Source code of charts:
-=-=-=-=-

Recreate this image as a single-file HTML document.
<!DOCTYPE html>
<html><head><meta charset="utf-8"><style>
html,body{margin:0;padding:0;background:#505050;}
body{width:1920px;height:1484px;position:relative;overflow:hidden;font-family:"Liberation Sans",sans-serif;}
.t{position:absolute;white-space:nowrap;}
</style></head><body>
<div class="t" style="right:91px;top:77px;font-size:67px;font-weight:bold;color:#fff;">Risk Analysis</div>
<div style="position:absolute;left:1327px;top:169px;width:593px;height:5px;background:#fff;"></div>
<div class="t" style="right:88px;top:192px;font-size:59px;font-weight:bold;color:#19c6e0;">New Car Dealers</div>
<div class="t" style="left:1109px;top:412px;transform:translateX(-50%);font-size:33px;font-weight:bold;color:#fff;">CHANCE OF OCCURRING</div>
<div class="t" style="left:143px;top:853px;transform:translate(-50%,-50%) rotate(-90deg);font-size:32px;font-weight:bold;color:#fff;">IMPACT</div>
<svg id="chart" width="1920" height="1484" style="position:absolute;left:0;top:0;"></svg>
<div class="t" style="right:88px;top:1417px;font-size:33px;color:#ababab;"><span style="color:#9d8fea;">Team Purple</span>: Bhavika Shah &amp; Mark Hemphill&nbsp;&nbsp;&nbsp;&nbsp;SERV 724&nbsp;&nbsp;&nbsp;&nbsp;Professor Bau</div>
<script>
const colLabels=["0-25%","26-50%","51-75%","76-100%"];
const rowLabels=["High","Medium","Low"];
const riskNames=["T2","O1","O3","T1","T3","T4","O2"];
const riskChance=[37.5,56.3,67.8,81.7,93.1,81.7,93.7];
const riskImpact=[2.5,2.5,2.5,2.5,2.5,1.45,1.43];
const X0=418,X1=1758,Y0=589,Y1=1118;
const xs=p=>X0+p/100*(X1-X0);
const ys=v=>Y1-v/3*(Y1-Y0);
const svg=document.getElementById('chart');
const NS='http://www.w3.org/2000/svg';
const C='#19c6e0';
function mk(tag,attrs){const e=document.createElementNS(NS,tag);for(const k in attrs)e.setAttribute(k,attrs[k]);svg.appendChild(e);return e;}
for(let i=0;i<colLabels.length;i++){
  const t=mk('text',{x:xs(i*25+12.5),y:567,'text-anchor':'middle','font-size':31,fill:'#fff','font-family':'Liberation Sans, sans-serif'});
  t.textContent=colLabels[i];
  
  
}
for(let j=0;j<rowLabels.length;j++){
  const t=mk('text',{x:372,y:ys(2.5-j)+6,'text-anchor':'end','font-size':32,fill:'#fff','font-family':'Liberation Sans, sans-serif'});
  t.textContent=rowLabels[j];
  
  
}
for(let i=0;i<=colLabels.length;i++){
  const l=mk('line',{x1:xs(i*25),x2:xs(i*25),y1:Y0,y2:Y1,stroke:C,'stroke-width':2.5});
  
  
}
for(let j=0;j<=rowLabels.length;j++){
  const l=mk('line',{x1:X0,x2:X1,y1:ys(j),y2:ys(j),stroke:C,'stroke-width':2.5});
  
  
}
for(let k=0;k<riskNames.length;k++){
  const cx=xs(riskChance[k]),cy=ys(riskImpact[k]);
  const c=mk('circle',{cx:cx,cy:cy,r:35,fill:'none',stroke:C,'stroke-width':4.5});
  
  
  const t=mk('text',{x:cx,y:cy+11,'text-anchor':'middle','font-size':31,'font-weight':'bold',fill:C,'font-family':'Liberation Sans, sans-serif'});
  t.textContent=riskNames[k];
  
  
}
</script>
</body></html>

-=-=-=-=-

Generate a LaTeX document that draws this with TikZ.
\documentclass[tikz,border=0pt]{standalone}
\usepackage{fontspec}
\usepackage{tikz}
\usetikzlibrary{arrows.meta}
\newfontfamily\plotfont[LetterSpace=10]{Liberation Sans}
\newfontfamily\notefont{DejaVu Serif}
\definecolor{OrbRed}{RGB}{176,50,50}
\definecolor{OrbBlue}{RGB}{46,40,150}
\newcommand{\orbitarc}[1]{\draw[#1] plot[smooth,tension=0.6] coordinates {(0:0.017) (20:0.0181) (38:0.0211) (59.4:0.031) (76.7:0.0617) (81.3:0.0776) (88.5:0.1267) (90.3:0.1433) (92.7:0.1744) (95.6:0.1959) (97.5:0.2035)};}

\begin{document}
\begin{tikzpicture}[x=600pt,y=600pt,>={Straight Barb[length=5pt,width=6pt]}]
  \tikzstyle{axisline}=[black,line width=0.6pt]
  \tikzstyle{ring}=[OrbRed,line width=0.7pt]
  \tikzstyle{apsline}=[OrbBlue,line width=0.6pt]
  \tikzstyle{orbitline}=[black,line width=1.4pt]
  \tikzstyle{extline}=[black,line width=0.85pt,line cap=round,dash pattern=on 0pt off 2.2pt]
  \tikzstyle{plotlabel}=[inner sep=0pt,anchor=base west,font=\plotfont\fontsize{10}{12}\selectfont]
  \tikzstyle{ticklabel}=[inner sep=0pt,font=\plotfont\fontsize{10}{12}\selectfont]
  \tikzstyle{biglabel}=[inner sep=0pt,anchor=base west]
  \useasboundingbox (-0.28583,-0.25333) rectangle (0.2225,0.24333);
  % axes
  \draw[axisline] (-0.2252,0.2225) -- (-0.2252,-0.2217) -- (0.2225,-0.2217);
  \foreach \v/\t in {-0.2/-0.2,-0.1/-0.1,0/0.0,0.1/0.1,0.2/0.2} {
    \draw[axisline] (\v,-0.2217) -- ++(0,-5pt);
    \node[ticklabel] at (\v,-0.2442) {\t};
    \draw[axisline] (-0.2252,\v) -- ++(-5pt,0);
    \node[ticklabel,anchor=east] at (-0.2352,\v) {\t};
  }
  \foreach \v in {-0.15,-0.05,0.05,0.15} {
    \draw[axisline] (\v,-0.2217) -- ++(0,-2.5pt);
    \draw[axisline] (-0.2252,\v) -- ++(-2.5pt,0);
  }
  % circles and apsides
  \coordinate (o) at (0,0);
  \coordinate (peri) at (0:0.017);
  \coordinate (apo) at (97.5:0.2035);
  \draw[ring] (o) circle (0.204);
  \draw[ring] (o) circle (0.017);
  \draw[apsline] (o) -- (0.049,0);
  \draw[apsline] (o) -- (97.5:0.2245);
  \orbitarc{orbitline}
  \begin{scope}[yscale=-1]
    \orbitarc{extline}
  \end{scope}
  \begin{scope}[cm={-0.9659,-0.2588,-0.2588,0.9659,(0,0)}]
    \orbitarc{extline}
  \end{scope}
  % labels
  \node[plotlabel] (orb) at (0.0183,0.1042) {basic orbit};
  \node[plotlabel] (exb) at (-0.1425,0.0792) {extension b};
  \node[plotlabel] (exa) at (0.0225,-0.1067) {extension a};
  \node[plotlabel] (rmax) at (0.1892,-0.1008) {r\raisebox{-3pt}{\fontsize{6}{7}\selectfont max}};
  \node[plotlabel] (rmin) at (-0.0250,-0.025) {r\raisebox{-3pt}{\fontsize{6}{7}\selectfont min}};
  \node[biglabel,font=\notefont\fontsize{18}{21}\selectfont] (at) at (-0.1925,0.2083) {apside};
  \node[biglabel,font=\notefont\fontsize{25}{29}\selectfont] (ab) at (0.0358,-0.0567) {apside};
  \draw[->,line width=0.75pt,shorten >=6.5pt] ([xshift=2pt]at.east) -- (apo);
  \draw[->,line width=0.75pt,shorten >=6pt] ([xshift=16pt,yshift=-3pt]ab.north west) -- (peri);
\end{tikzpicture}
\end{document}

-=-=-=-=-

**Your goal**
In the listing above, find the line containing "Generate a LaTeX" and the line containing "(20:0.0181) (38:0.0211) (59.4:0.031)", then repeat those two lines and everything between them exactly.

**Correct result**
Generate a LaTeX document that draws this with TikZ.
\documentclass[tikz,border=0pt]{standalone}
\usepackage{fontspec}
\usepackage{tikz}
\usetikzlibrary{arrows.meta}
\newfontfamily\plotfont[LetterSpace=10]{Liberation Sans}
\newfontfamily\notefont{DejaVu Serif}
\definecolor{OrbRed}{RGB}{176,50,50}
\definecolor{OrbBlue}{RGB}{46,40,150}
\newcommand{\orbitarc}[1]{\draw[#1] plot[smooth,tension=0.6] coordinates {(0:0.017) (20:0.0181) (38:0.0211) (59.4:0.031) (76.7:0.0617) (81.3:0.0776) (88.5:0.1267) (90.3:0.1433) (92.7:0.1744) (95.6:0.1959) (97.5:0.2035)};}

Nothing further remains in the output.